◆ **Data block**
============

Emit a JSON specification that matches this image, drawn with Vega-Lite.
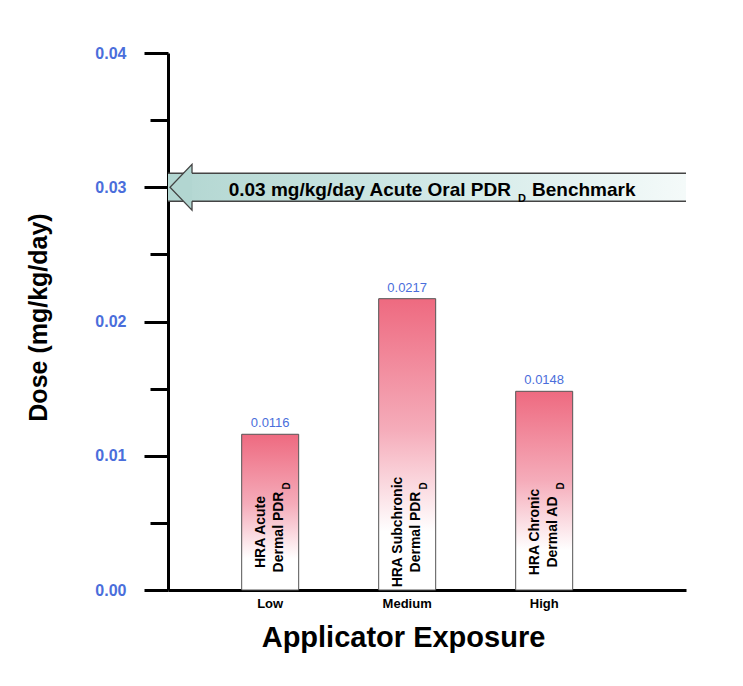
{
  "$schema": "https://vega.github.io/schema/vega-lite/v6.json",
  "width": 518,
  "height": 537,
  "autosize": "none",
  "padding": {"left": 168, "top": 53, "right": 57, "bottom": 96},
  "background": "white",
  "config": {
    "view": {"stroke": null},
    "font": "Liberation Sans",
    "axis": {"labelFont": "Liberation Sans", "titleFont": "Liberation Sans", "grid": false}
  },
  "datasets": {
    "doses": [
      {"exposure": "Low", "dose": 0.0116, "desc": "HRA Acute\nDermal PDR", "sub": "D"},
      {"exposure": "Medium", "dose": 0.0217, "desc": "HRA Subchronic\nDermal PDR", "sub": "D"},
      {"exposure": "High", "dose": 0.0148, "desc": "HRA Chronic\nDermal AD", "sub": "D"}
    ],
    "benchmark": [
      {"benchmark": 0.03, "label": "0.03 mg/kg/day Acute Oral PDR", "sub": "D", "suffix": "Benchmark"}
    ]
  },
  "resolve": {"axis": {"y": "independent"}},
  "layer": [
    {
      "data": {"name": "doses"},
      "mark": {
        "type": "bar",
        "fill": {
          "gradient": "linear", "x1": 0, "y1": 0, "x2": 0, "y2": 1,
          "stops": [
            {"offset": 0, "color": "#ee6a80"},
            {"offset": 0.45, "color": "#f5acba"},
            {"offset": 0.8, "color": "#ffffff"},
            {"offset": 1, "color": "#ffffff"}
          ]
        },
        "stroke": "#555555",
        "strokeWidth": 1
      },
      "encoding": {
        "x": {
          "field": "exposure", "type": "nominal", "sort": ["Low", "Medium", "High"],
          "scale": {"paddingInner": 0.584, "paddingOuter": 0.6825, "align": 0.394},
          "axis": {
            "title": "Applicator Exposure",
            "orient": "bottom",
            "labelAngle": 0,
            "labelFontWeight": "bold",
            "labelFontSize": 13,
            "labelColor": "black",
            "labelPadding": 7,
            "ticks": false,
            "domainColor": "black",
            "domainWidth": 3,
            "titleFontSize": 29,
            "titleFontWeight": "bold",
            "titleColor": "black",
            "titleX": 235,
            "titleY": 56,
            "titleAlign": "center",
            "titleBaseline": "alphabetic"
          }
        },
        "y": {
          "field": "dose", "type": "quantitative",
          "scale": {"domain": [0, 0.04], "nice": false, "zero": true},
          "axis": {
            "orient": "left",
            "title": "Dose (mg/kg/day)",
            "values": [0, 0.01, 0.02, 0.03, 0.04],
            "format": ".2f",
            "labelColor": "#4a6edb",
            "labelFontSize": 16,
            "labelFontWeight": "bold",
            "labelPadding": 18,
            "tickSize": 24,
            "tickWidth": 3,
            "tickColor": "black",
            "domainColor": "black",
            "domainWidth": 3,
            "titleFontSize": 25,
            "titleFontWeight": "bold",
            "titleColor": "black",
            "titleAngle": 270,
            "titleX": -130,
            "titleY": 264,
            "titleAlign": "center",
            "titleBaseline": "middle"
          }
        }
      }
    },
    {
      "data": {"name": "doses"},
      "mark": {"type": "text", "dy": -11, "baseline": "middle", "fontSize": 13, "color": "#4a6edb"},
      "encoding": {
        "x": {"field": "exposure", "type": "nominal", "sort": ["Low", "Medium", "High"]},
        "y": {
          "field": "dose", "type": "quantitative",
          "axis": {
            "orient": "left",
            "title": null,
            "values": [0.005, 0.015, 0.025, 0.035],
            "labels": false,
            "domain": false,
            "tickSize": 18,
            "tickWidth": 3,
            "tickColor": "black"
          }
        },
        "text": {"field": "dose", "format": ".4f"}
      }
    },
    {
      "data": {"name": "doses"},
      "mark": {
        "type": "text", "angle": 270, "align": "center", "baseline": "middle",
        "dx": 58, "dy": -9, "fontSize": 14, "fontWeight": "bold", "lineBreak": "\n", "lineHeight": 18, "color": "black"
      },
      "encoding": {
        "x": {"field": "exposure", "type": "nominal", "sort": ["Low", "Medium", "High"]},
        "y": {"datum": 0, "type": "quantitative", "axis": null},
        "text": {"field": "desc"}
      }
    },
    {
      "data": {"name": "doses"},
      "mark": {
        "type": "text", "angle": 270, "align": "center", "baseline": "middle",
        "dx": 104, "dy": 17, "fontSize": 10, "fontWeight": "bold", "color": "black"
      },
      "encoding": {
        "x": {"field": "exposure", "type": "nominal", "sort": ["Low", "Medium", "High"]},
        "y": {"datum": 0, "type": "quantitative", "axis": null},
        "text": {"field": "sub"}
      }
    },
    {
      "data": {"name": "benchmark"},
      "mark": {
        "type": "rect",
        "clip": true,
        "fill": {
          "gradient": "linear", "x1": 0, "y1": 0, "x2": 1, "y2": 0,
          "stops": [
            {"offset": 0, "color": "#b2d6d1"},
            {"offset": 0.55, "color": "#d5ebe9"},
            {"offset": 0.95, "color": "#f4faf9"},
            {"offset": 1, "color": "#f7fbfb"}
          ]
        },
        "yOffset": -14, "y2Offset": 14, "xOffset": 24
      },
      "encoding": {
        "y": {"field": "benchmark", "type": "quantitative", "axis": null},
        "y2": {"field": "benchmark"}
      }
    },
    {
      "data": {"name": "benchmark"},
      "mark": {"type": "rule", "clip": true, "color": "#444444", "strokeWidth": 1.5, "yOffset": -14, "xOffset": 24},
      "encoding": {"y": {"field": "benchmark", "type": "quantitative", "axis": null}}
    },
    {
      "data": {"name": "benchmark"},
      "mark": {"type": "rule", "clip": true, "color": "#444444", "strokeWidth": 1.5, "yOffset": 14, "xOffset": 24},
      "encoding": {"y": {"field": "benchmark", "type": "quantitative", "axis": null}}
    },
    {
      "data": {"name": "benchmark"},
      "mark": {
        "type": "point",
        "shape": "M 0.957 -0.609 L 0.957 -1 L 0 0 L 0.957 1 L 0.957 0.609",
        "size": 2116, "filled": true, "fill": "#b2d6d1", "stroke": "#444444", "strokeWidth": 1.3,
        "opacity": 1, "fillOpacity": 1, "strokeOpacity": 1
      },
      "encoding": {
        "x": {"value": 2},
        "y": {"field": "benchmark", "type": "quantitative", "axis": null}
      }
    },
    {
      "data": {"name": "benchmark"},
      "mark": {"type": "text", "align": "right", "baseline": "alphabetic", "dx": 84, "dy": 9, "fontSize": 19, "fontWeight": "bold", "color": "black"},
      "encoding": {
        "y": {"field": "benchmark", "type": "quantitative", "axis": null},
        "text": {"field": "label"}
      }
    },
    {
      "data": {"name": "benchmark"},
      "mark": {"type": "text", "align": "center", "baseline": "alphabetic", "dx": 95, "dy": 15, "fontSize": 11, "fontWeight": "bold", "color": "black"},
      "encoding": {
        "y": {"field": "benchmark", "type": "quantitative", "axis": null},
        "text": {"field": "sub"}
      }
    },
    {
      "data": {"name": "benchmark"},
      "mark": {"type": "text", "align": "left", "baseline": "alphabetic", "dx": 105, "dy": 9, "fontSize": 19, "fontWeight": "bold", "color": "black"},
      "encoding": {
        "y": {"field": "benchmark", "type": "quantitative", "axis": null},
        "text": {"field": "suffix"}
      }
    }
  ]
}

============

◆ **What the task asks**
Omit the pictures and give the material again, exactly and in full.

◆ **Exercise response**
Emit a JSON specification that matches this image, drawn with Vega-Lite.
{
  "$schema": "https://vega.github.io/schema/vega-lite/v6.json",
  "width": 518,
  "height": 537,
  "autosize": "none",
  "padding": {"left": 168, "top": 53, "right": 57, "bottom": 96},
  "background": "white",
  "config": {
    "view": {"stroke": null},
    "font": "Liberation Sans",
    "axis": {"labelFont": "Liberation Sans", "titleFont": "Liberation Sans", "grid": false}
  },
  "datasets": {
    "doses": [
      {"exposure": "Low", "dose": 0.0116, "desc": "HRA Acute\nDermal PDR", "sub": "D"},
      {"exposure": "Medium", "dose": 0.0217, "desc": "HRA Subchronic\nDermal PDR", "sub": "D"},
      {"exposure": "High", "dose": 0.0148, "desc": "HRA Chronic\nDermal AD", "sub": "D"}
    ],
    "benchmark": [
      {"benchmark": 0.03, "label": "0.03 mg/kg/day Acute Oral PDR", "sub": "D", "suffix": "Benchmark"}
    ]
  },
  "resolve": {"axis": {"y": "independent"}},
  "layer": [
    {
      "data": {"name": "doses"},
      "mark": {
        "type": "bar",
        "fill": {
          "gradient": "linear", "x1": 0, "y1": 0, "x2": 0, "y2": 1,
          "stops": [
            {"offset": 0, "color": "#ee6a80"},
            {"offset": 0.45, "color": "#f5acba"},
            {"offset": 0.8, "color": "#ffffff"},
            {"offset": 1, "color": "#ffffff"}
          ]
        },
        "stroke": "#555555",
        "strokeWidth": 1
      },
      "encoding": {
        "x": {
          "field": "exposure", "type": "nominal", "sort": ["Low", "Medium", "High"],
          "scale": {"paddingInner": 0.584, "paddingOuter": 0.6825, "align": 0.394},
          "axis": {
            "title": "Applicator Exposure",
            "orient": "bottom",
            "labelAngle": 0,
            "labelFontWeight": "bold",
            "labelFontSize": 13,
            "labelColor": "black",
            "labelPadding": 7,
            "ticks": false,
            "domainColor": "black",
            "domainWidth": 3,
            "titleFontSize": 29,
            "titleFontWeight": "bold",
            "titleColor": "black",
            "titleX": 235,
            "titleY": 56,
            "titleAlign": "center",
            "titleBaseline": "alphabetic"
          }
        },
        "y": {
          "field": "dose", "type": "quantitative",
          "scale": {"domain": [0, 0.04], "nice": false, "zero": true},
          "axis": {
            "orient": "left",
            "title": "Dose (mg/kg/day)",
            "values": [0, 0.01, 0.02, 0.03, 0.04],
            "format": ".2f",
            "labelColor": "#4a6edb",
            "labelFontSize": 16,
            "labelFontWeight": "bold",
            "labelPadding": 18,
            "tickSize": 24,
            "tickWidth": 3,
            "tickColor": "black",
            "domainColor": "black",
            "domainWidth": 3,
            "titleFontSize": 25,
            "titleFontWeight": "bold",
            "titleColor": "black",
            "titleAngle": 270,
            "titleX": -130,
            "titleY": 264,
            "titleAlign": "center",
            "titleBaseline": "middle"
          }
        }
      }
    },
    {
      "data": {"name": "doses"},
      "mark": {"type": "text", "dy": -11, "baseline": "middle", "fontSize": 13, "color": "#4a6edb"},
      "encoding": {
        "x": {"field": "exposure", "type": "nominal", "sort": ["Low", "Medium", "High"]},
        "y": {
          "field": "dose", "type": "quantitative",
          "axis": {
            "orient": "left",
            "title": null,
            "values": [0.005, 0.015, 0.025, 0.035],
            "labels": false,
            "domain": false,
            "tickSize": 18,
            "tickWidth": 3,
            "tickColor": "black"
          }
        },
        "text": {"field": "dose", "format": ".4f"}
      }
    },
    {
      "data": {"name": "doses"},
      "mark": {
        "type": "text", "angle": 270, "align": "center", "baseline": "middle",
        "dx": 58, "dy": -9, "fontSize": 14, "fontWeight": "bold", "lineBreak": "\n", "lineHeight": 18, "color": "black"
      },
      "encoding": {
        "x": {"field": "exposure", "type": "nominal", "sort": ["Low", "Medium", "High"]},
        "y": {"datum": 0, "type": "quantitative", "axis": null},
        "text": {"field": "desc"}
      }
    },
    {
      "data": {"name": "doses"},
      "mark": {
        "type": "text", "angle": 270, "align": "center", "baseline": "middle",
        "dx": 104, "dy": 17, "fontSize": 10, "fontWeight": "bold", "color": "black"
      },
      "encoding": {
        "x": {"field": "exposure", "type": "nominal", "sort": ["Low", "Medium", "High"]},
        "y": {"datum": 0, "type": "quantitative", "axis": null},
        "text": {"field": "sub"}
      }
    },
    {
      "data": {"name": "benchmark"},
      "mark": {
        "type": "rect",
        "clip": true,
        "fill": {
          "gradient": "linear", "x1": 0, "y1": 0, "x2": 1, "y2": 0,
          "stops": [
            {"offset": 0, "color": "#b2d6d1"},
            {"offset": 0.55, "color": "#d5ebe9"},
            {"offset": 0.95, "color": "#f4faf9"},
            {"offset": 1, "color": "#f7fbfb"}
          ]
        },
        "yOffset": -14, "y2Offset": 14, "xOffset": 24
      },
      "encoding": {
        "y": {"field": "benchmark", "type": "quantitative", "axis": null},
        "y2": {"field": "benchmark"}
      }
    },
    {
      "data": {"name": "benchmark"},
      "mark": {"type": "rule", "clip": true, "color": "#444444", "strokeWidth": 1.5, "yOffset": -14, "xOffset": 24},
      "encoding": {"y": {"field": "benchmark", "type": "quantitative", "axis": null}}
    },
    {
      "data": {"name": "benchmark"},
      "mark": {"type": "rule", "clip": true, "color": "#444444", "strokeWidth": 1.5, "yOffset": 14, "xOffset": 24},
      "encoding": {"y": {"field": "benchmark", "type": "quantitative", "axis": null}}
    },
    {
      "data": {"name": "benchmark"},
      "mark": {
        "type": "point",
        "shape": "M 0.957 -0.609 L 0.957 -1 L 0 0 L 0.957 1 L 0.957 0.609",
        "size": 2116, "filled": true, "fill": "#b2d6d1", "stroke": "#444444", "strokeWidth": 1.3,
        "opacity": 1, "fillOpacity": 1, "strokeOpacity": 1
      },
      "encoding": {
        "x": {"value": 2},
        "y": {"field": "benchmark", "type": "quantitative", "axis": null}
      }
    },
    {
      "data": {"name": "benchmark"},
      "mark": {"type": "text", "align": "right", "baseline": "alphabetic", "dx": 84, "dy": 9, "fontSize": 19, "fontWeight": "bold", "color": "black"},
      "encoding": {
        "y": {"field": "benchmark", "type": "quantitative", "axis": null},
        "text": {"field": "label"}
      }
    },
    {
      "data": {"name": "benchmark"},
      "mark": {"type": "text", "align": "center", "baseline": "alphabetic", "dx": 95, "dy": 15, "fontSize": 11, "fontWeight": "bold", "color": "black"},
      "encoding": {
        "y": {"field": "benchmark", "type": "quantitative", "axis": null},
        "text": {"field": "sub"}
      }
    },
    {
      "data": {"name": "benchmark"},
      "mark": {"type": "text", "align": "left", "baseline": "alphabetic", "dx": 105, "dy": 9, "fontSize": 19, "fontWeight": "bold", "color": "black"},
      "encoding": {
        "y": {"field": "benchmark", "type": "quantitative", "axis": null},
        "text": {"field": "suffix"}
      }
    }
  ]
}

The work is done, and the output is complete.